The acting in Shipping News is a different story. Kevin Spacey tries hard to bring Quoyle, Proulx's central character, to life. His success is an up-and-down deal. Sometimes he seems like he's got it, and sometimes it feels as though he's faded into the Newfoundland mist. His best scenes are with Judi Dench as his crusty no-nonsense aunt. He does less well with Julianne Moore, who seems to be waiting for someone else to come along while she's in scenes with him.
Strangely enough, the best characters in Shipping News are the secondary ones: Scott Glenn is terrific as the owner of the local newspaper and Pete Postlethwaite really connects as the editor whom Quoyle's presence upsets. And of course, Judi Dench, the truffle oil of actresses, can do no wrong. Right from the beginning you want to know what Agnis' story is, and this eventually pays off.
Look: Not every movie released Christmas week is stamped ready-for-awards. Some of them are just good, entertaining movies. Whether or not it gets awards, anything by Lasse Hallstrom is worth seeing. The Shipping News is no exception.
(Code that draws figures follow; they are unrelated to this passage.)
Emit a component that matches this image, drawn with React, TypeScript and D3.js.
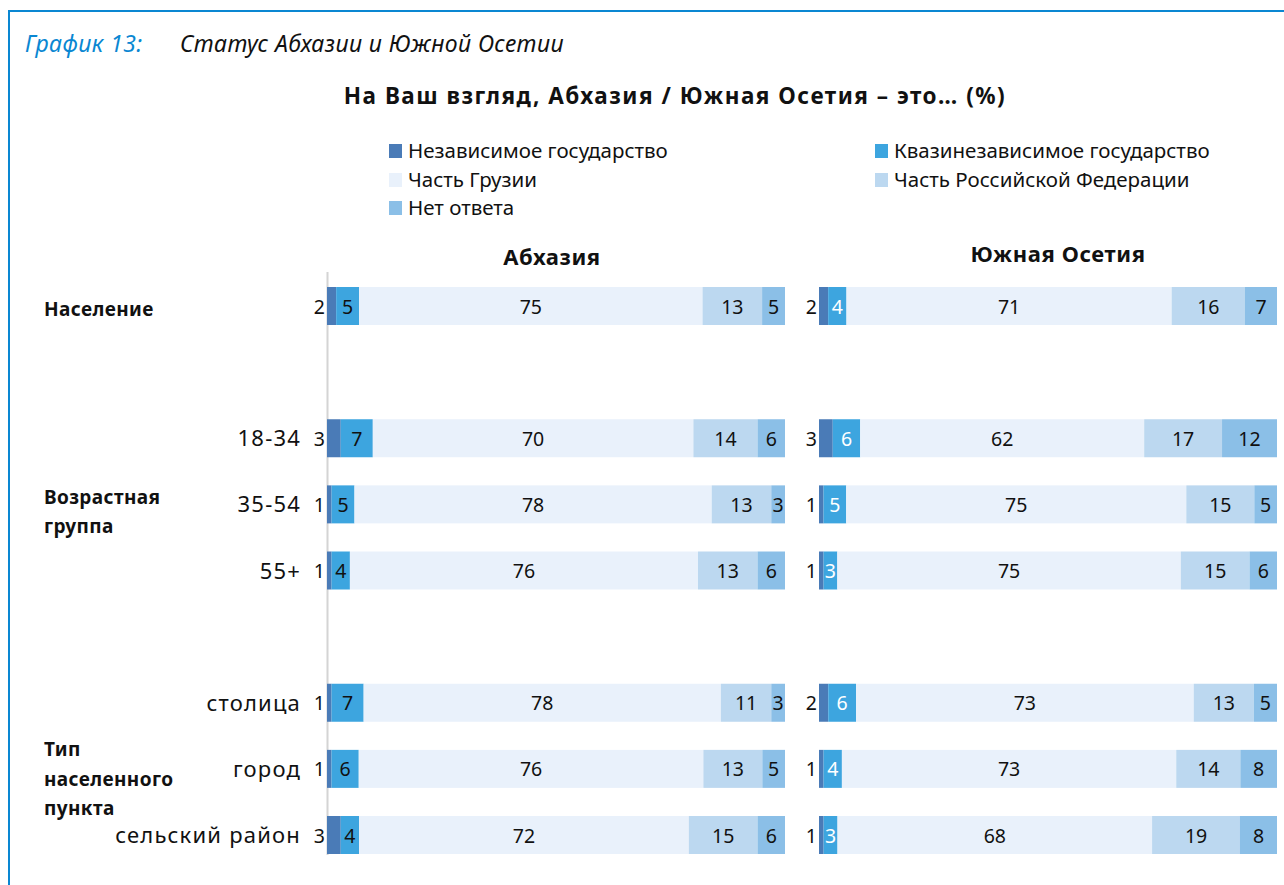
import * as d3 from "d3"
import React, { useEffect, useRef } from "react"

const seriesNames = [
    "Независимое государство",
    "Квазинезависимое государство",
    "Часть Грузии",
    "Часть Российской Федерации",
    "Нет ответа",
]
const seriesColors = ["#4a7bb7", "#3da5df", "#e9f1fb", "#bcd8f0", "#8bbfe7"]

// slots, empty strings are the gaps between groups
const rowKeys = ["Население", "gap1", "18-34", "35-54", "55+", "gap2", "столица", "город", "сельский район"]
const rowLabels = ["", "", "18-34", "35-54", "55+", "", "столица", "город", "сельский район"]

const groupLabels = [
    { row: "Население", lines: ["Население"] },
    { row: "35-54", lines: ["Возрастная", "группа"] },
    { row: "город", lines: ["Тип", "населенного", "пункта"] },
]
const groupShift = [3, 7, 10]

const dataRows = ["Население", "18-34", "35-54", "55+", "столица", "город", "сельский район"]
const abkhazia = [
    [2, 5, 75, 13, 5],
    [3, 7, 70, 14, 6],
    [1, 5, 78, 13, 3],
    [1, 4, 76, 13, 6],
    [1, 7, 78, 11, 3],
    [1, 6, 76, 13, 5],
    [3, 4, 72, 15, 6],
]
const ossetia = [
    [2, 4, 71, 16, 7],
    [3, 6, 62, 17, 12],
    [1, 5, 75, 15, 5],
    [1, 3, 75, 15, 6],
    [2, 6, 73, 13, 5],
    [1, 4, 73, 14, 8],
    [1, 3, 68, 19, 8],
]

const panels = [
    { title: "Абхазия", data: abkhazia, x0: 327, x1: 785, quasiText: "#111", titleX: 552, titleY: 257 },
    { title: "Южная Осетия", data: ossetia, x0: 819, x1: 1277, quasiText: "#fff", titleX: 1058, titleY: 254 },
]

const FONT = "'Noto Sans', 'Open Sans', sans-serif"

const App = () => {
    const refSvg = useRef<SVGSVGElement>(null)

    useEffect(() => {
        const svg = d3.select(refSvg.current)
        svg.selectAll("*").remove()

        // frame
        svg.append("path")
            .attr("d", "M9,885 L9,11 L1284,11")
            .attr("fill", "none")
            .attr("stroke", "#0a87d2")
            .attr("stroke-width", 2)

        // headings
        const head = svg.append("text")
            .attr("x", 25).attr("y", 52)
            .attr("font-family", FONT)
            .attr("font-size", 23)
            .attr("letter-spacing", 0.4)
            .attr("font-style", "italic")
        head.append("tspan").attr("fill", "#0a87d2").text("График 13:")
        head.append("tspan").attr("x", 180).attr("fill", "#111").text("Статус Абхазии и Южной Осетии")

        svg.append("text")
            .attr("x", 675).attr("y", 104)
            .attr("text-anchor", "middle")
            .attr("font-family", FONT)
            .attr("font-size", 22.5)
            .attr("letter-spacing", 1.5)
            .attr("font-weight", "bold")
            .attr("fill", "#111")
            .text("На Ваш взгляд, Абхазия / Южная Осетия – это… (%)")

        // legend
        const legendPos = [[389, 151], [875, 151], [389, 180], [875, 180], [389, 208]]
        const legend = svg.append("g")
        seriesNames.forEach((name, i) => {
            const [lx, ly] = legendPos[i]
            legend.append("rect")
                .attr("x", lx).attr("y", ly - 7)
                .attr("width", 13).attr("height", 14)
                .attr("fill", seriesColors[i])
            legend.append("text")
                .attr("x", lx + 19).attr("y", ly + 7)
                .attr("font-family", FONT)
                .attr("font-size", 20.5)
                .attr("fill", "#111")
                .text(name)
        })

        const scaleY = d3.scalePoint<string>()
            .domain(rowKeys)
            .range([306, 835])
        const barH = 38

        // row labels
        rowKeys.forEach((k, i) => {
            if (!rowLabels[i]) return
            svg.append("text")
                .attr("x", 301).attr("y", scaleY(k)! + 8)
                .attr("text-anchor", "end")
                .attr("font-family", FONT)
                .attr("font-size", 22)
                .attr("letter-spacing", 1.2)
                .attr("fill", "#111")
                .text(rowLabels[i])
        })

        groupLabels.forEach((g, gi) => {
            const cy = scaleY(g.row)! + groupShift[gi]
            const lh = 29.5
            const top = cy - (g.lines.length - 1) * lh / 2
            g.lines.forEach((line, j) => {
                svg.append("text")
                    .attr("x", 44).attr("y", top + j * lh + 7)
                    .attr("font-family", FONT)
                    .attr("font-size", 19)
                    .attr("letter-spacing", 0.4)
                    .attr("font-weight", "bold")
                    .attr("fill", "#111")
                    .text(line)
            })
        })

        // axis line of left panel
        svg.append("line")
            .attr("x1", 327.5).attr("x2", 327.5)
            .attr("y1", 272).attr("y2", 855)
            .attr("stroke", "#d4d4d4")
            .attr("stroke-width", 2)

        panels.forEach(p => {
            const g = svg.append("g")

            g.append("text")
                .attr("x", p.titleX).attr("y", p.titleY + 8)
                .attr("text-anchor", "middle")
                .attr("font-family", FONT)
                .attr("font-size", 22)
                .attr("letter-spacing", 0.6)
                .attr("font-weight", "bold")
                .attr("fill", "#111")
                .text(p.title)

            p.data.forEach((vals, r) => {
                const cy = scaleY(dataRows[r])!
                const stack = d3.cumsum(vals)
                // each row fills the full width (values are rounded)
                const scaleX = d3.scaleLinear().domain([0, stack[stack.length - 1]]).range([p.x0, p.x1])
                vals.forEach((v, i) => {
                    const a = i === 0 ? 0 : stack[i - 1]
                    const b = stack[i]
                    g.append("rect")
                        .attr("x", scaleX(a)).attr("y", cy - barH / 2)
                        .attr("width", scaleX(b) - scaleX(a))
                        .attr("height", barH)
                        .attr("fill", seriesColors[i])
                    const t = g.append("text")
                        .attr("y", cy + 7.5)
                        .attr("font-family", FONT)
                        .attr("font-size", 19.5)
                        .attr("fill", i === 1 ? p.quasiText : "#111")
                        .text(v)
                    if (i === 0) {
                        t.attr("x", scaleX(0) - 2).attr("text-anchor", "end")
                    } else {
                        t.attr("x", (scaleX(a) + scaleX(b)) / 2).attr("text-anchor", "middle")
                    }
                })
            })
        })
    }, [])

    return (
        <svg ref={refSvg} width={1284} height={885}
            style={{ position: "absolute", left: 0, top: 0, background: "#fff" }} />
    )
}

export default App
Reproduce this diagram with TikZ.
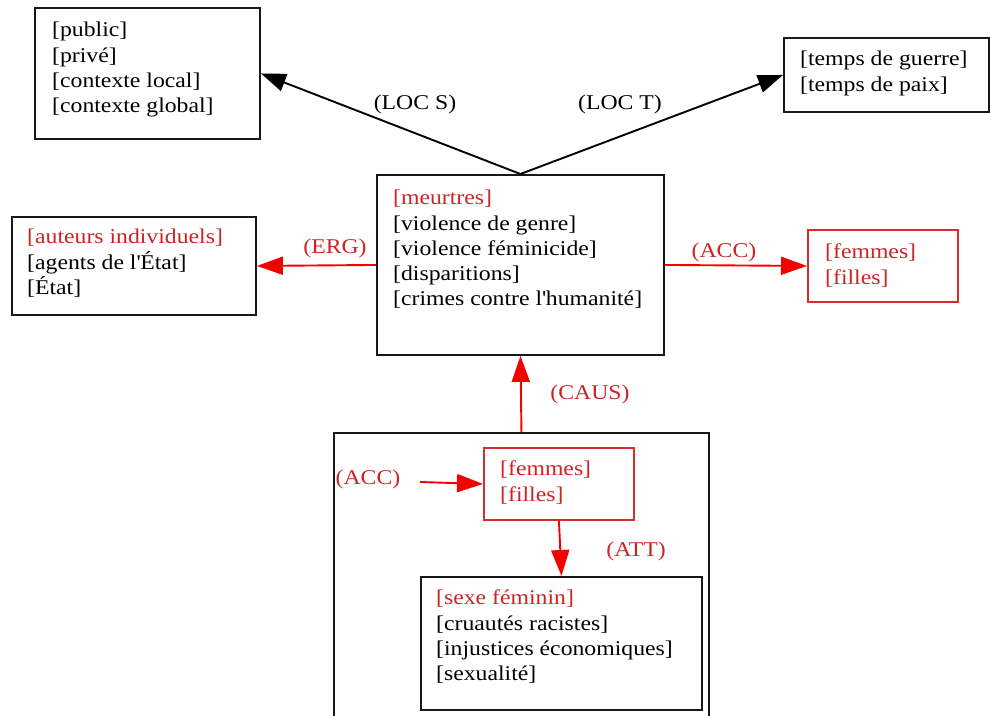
\documentclass[tikz,border=0pt]{standalone}
\usepackage{fontspec}
\setmainfont{Liberation Serif}[FakeStretch=1.13]
\usetikzlibrary{arrows.meta}
\definecolor{txtred}{RGB}{205,35,35}
\definecolor{boxred}{RGB}{215,45,45}
\definecolor{arrred}{RGB}{245,0,0}
\tikzset{
  frame/.style={draw=black!90, line width=1.9pt, rectangle, inner sep=0pt, anchor=north west},
  redframe/.style={frame, draw=boxred},
  body/.style={anchor=north west, inner sep=0pt, align=left,
    font=\fontsize{21}{25.3}\selectfont},
  lbl/.style={inner sep=0pt, font=\fontsize{21}{24}\selectfont},
  redlbl/.style={lbl, text=txtred},
  blackarrow/.style={line width=1.9pt, -{Triangle[length=25pt,width=18pt]}},
  redarrow/.style={line width=1.9pt, draw=arrred, -{Triangle[length=26pt,width=18pt,fill=arrred]}}
}
\begin{document}
\begin{tikzpicture}[x=1pt,y=-1pt]
\useasboundingbox (0,0) rectangle (990,715);

% boxes
\node[frame, minimum width=225pt, minimum height=131pt] (spat) at (34,7) {};
\node[frame, minimum width=205pt, minimum height=74pt] (temp) at (783,37) {};
\node[frame, minimum width=287pt, minimum height=180pt] (core) at (376,174) {};
\node[frame, minimum width=244pt, minimum height=98pt] (agent) at (11,216) {};
\node[redframe, minimum width=150pt, minimum height=72pt] (victim) at (807,229) {};
\node[frame, minimum width=375pt, minimum height=300pt] (cause) at (333,432) {};
\node[redframe, minimum width=150pt, minimum height=72pt] (victimin) at (483,447) {};
\node[frame, minimum width=281pt, minimum height=133pt] (attrib) at (420,576) {};

% box contents (each line braced so that \\ is not read as \\[length])
\node[body] (spattxt) at (52,22) {{[public]}\\{[privé]}\\{[contexte local]}\\{[contexte global]}};
\node[body] (temptxt) at (800,51) {{[temps de guerre]}\\{[temps de paix]}};
\node[body] (coretxt) at (393,190) {\textcolor{txtred}{[meurtres]}\\{[violence de genre]}\\{[violence féminicide]}\\{[disparitions]}\\{[crimes contre l\textquotesingle humanité]}};
\node[body] (agenttxt) at (27,229) {\textcolor{txtred}{[auteurs individuels]}\\{[agents de l\textquotesingle État]}\\{[État]}};
\node[body, text=txtred] (victimtxt) at (825,244) {{[femmes]}\\{[filles]}};
\node[body, text=txtred] (victimintxt) at (500,461) {{[femmes]}\\{[filles]}};
\node[body] (attribtxt) at (436,590) {\textcolor{txtred}{[sexe féminin]}\\{[cruautés racistes]}\\{[injustices économiques]}\\{[sexualité]}};

% relations
\draw[blackarrow] (core.north) -- (spat.east);
\draw[blackarrow] (core.north) -- (temp.west);
\draw[redarrow] (core.west) -- (agent.east);
\draw[redarrow] (core.east) -- (victim.west);
\draw[redarrow] (cause.north) -- (core.south);
\coordinate (accin) at (420,482);
\draw[redarrow] (accin) -- (victimin.west);
\draw[redarrow] (victimin.south) -- (attrib.north);

% relation labels
\node[lbl] (locs) at (415,104) {(LOC S)};
\node[lbl] (loct) at (620,104) {(LOC T)};
\node[redlbl] (erg) at (335,248) {(ERG)};
\node[redlbl] (acc) at (724,252) {(ACC)};
\node[redlbl] (caus) at (590,394) {(CAUS)};
\node[redlbl] (accl) at (368,479) {(ACC)};
\node[redlbl] (att) at (636,551) {(ATT)};
\end{tikzpicture}
\end{document}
The stars are trickling into the Sundance Film Festival. Already spotted around town were Fox TV star Donal Logue, who had a hit here two years ago with The Tao of Steve. Actor David Morse — from St. Elsewhere, The Green Mile and Sean Penn movies — was seen grocery shopping. The buzz about possible appearances by Nicole Kidman, Mariah Carey, Russell Crowe, Ben Affleck, and others has started, which is always a good sign.
Today, the first full day of films included the now-infamous Project Greenlight movie, Stolen Summer. This one is the million-dollar debut project that's the basis of the HBO series. Needless to say, everyone wants to see it. Also on for today, Lisa Kudrow's possible breakout-of-Friends film, Bark.